The platforms, Twitter and Facebook among them, have to take responsibility — because claiming neutrality at this stage, hiding behind the “technology company” label, when they represent such platform-level power, is absurd. It comes down to two things:
Could emerging entrepreneurs create a new social platform that combines the expression, creativity and easy trading of social currency that we see from Facebook and Twitter, but with an eye to more thoughtful discourse? Something that captures the clear need we have as citizens to develop and express identities around news and information, but with built-in means to edit bad information and non-constructive conversation?

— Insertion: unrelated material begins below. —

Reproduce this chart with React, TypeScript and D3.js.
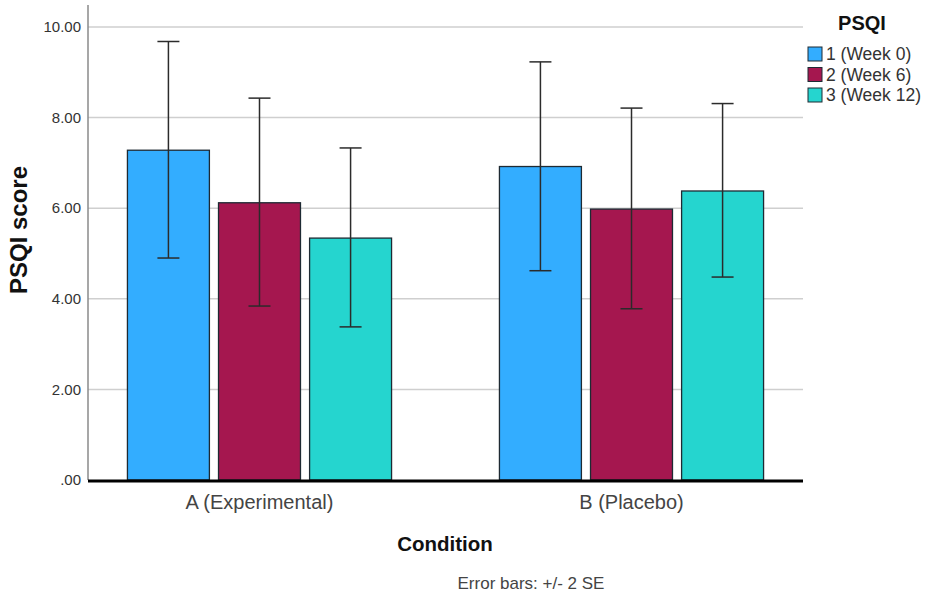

Even given the enormous network effects inherent in the major social media platforms, creating a new one isn’t quite as ludicrous as it may sound. If Facebook and Twitter are, indeed, new whole-cloth media platforms, then we’ve witnessed the creation of no less than seven such global platforms with more than 100 million users (and in some cases, a billion or more users) in the last decade alone: Facebook, Twitter, Instagram, Snapchat, WhatsApp, Telegram and Pinterest. And I’m not even including the massive Asian platforms, such as WeChat and LINE.
When big challenges present themselves, we look to both the established players and emerging entrepreneurs to take big risks to make things better. I’m excited to see how this moment in time galvanizes entrepreneurial attention on making social networks work in our new world.